Supercloseness of the local discontinuous Galerkin method for a singularly perturbed convection-diffusion problem

TL;DR

This paper proves supercloseness and optimal error bounds for the local discontinuous Galerkin method applied to a singularly perturbed convection-diffusion problem with boundary layers, on layer-adapted meshes.

Contribution

It establishes supercloseness and optimal $L^2$ error bounds for LDG solutions on three types of layer-adapted meshes, advancing numerical analysis of singularly perturbed problems.

Findings

Supercloseness of order $O(N^{-(k+1)})$ in energy norm for LDG solutions.

Optimal $L^2$ error bounds of order $O(N^{-(k+1)})$ up to logarithmic factors.

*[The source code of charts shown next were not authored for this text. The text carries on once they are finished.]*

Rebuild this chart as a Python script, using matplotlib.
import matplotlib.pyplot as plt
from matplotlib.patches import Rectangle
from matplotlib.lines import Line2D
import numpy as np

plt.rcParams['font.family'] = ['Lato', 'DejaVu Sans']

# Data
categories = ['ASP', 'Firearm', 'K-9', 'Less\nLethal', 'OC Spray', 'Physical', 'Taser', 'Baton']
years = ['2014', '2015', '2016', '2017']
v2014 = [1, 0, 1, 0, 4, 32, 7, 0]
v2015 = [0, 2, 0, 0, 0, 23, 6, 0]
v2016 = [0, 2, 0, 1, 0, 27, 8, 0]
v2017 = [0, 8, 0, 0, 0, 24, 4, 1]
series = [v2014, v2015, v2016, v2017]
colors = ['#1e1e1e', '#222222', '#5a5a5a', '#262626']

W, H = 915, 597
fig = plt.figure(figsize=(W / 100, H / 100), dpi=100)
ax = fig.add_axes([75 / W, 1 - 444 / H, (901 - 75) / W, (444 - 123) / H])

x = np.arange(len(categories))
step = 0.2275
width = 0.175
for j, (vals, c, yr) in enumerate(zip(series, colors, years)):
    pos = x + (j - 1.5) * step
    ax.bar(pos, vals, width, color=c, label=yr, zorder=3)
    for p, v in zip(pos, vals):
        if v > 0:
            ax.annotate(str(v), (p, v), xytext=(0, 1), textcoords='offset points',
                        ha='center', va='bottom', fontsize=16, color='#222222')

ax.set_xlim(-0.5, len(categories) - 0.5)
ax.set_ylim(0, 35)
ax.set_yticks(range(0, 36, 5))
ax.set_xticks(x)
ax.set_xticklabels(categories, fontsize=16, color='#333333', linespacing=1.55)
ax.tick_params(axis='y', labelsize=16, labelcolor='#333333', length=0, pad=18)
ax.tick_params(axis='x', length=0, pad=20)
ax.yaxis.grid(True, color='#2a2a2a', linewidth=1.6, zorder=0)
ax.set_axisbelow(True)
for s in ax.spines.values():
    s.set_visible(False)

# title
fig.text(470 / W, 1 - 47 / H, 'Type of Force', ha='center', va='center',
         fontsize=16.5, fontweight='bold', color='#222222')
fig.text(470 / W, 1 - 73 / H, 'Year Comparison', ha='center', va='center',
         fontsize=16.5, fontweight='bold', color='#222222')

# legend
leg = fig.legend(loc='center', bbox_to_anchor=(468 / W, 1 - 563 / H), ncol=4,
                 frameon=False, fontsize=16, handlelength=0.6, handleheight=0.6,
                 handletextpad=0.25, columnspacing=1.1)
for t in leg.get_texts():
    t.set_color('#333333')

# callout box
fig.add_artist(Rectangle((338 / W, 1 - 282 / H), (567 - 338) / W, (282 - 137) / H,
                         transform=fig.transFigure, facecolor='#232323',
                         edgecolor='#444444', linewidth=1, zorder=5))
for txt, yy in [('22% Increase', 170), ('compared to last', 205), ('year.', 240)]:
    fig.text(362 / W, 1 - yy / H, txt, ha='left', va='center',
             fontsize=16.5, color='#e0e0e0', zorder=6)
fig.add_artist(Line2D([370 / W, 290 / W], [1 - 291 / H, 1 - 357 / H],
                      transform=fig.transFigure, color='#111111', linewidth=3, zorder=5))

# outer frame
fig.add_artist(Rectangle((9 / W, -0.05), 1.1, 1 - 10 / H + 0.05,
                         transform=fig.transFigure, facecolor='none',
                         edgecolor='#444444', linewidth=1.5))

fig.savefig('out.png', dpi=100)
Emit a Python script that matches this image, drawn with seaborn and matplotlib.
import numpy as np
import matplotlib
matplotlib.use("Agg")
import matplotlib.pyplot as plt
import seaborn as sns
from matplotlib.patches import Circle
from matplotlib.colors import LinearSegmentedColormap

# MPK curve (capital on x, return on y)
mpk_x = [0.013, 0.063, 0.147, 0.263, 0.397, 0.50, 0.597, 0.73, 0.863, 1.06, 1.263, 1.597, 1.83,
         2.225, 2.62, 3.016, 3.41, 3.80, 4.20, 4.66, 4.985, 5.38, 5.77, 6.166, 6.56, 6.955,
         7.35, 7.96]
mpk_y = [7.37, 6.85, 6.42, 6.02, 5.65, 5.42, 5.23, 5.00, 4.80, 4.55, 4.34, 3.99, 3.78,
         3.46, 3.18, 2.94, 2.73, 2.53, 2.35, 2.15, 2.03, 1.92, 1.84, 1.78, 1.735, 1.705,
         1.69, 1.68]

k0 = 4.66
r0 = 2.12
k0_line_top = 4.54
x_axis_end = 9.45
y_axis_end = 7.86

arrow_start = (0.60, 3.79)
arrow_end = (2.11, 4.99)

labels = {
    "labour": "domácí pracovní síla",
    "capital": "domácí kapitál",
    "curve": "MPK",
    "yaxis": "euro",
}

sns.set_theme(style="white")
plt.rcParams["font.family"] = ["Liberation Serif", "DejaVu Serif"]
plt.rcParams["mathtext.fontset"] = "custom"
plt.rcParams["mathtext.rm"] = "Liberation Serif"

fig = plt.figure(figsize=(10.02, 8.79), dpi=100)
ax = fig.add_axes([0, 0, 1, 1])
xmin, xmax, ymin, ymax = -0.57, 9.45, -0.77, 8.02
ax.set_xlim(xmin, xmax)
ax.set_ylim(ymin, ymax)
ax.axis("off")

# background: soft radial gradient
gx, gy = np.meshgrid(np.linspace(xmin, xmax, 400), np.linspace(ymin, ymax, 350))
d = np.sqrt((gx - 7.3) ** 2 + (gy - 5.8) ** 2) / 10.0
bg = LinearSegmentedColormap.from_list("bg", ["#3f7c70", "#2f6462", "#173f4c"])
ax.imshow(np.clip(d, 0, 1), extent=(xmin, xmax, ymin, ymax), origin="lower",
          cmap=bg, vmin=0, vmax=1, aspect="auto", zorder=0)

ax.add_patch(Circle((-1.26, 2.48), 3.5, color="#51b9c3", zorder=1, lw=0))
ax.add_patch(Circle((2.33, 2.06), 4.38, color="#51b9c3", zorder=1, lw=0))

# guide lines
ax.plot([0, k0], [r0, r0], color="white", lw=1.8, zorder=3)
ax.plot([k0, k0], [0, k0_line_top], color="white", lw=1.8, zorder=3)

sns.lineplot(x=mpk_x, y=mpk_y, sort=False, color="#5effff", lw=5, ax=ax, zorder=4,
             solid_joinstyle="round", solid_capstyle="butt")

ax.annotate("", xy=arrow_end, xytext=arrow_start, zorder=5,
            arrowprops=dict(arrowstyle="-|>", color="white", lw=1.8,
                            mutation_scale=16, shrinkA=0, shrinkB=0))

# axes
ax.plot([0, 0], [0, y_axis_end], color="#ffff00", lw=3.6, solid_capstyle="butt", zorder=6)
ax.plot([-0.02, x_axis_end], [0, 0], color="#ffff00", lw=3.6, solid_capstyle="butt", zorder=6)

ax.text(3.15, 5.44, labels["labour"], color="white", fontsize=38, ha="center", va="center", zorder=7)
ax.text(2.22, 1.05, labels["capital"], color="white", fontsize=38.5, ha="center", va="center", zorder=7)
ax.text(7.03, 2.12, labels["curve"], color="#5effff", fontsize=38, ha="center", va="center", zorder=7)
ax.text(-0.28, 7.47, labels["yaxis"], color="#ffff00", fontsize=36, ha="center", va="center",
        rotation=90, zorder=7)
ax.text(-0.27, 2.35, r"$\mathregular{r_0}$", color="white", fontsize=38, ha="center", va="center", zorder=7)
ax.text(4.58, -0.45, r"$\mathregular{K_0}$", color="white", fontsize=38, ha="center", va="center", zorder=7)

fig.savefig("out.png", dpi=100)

Numerical experiments confirm theoretical superconvergence results.

Abstract

A singularly perturbed convection-diffusion problem posed on the unit square in $\mathbb{R}^2$, whose solution has exponential boundary layers, is solved numerically using the local discontinuous Galerkin (LDG) method with piecewise polynomials of degree at most $k>0$ on three families of layer-adapted meshes: Shishkin-type, Bakhvalov-Shishkin-type and Bakhvalov-type.On Shishkin-type meshes this method is known to be no greater than $O(N^{-(k+1/2)})$ accurate in the energy norm induced by the bilinear form of the weak formulation, where $N$ mesh intervals are used in each coordinate direction. (Note: all bounds in this abstract are uniform in the singular perturbation parameter and neglect logarithmic factors that will appear in our detailed analysis.) A delicate argument is used in this paper to establish $O(N^{-(k+1)})$ energy-norm superconvergence on all three types of mesh for the difference between the LDG solution and a local Gauss-Radau projection of the exact solution into the finite element space. This supercloseness property implies a new $N^{-(k+1)}$ bound for the $L^2$ error between the LDG solution on each type of mesh and the exact solution of the problem; this bound is optimal (up to logarithmic factors). Numerical experiments confirm our theoretical results.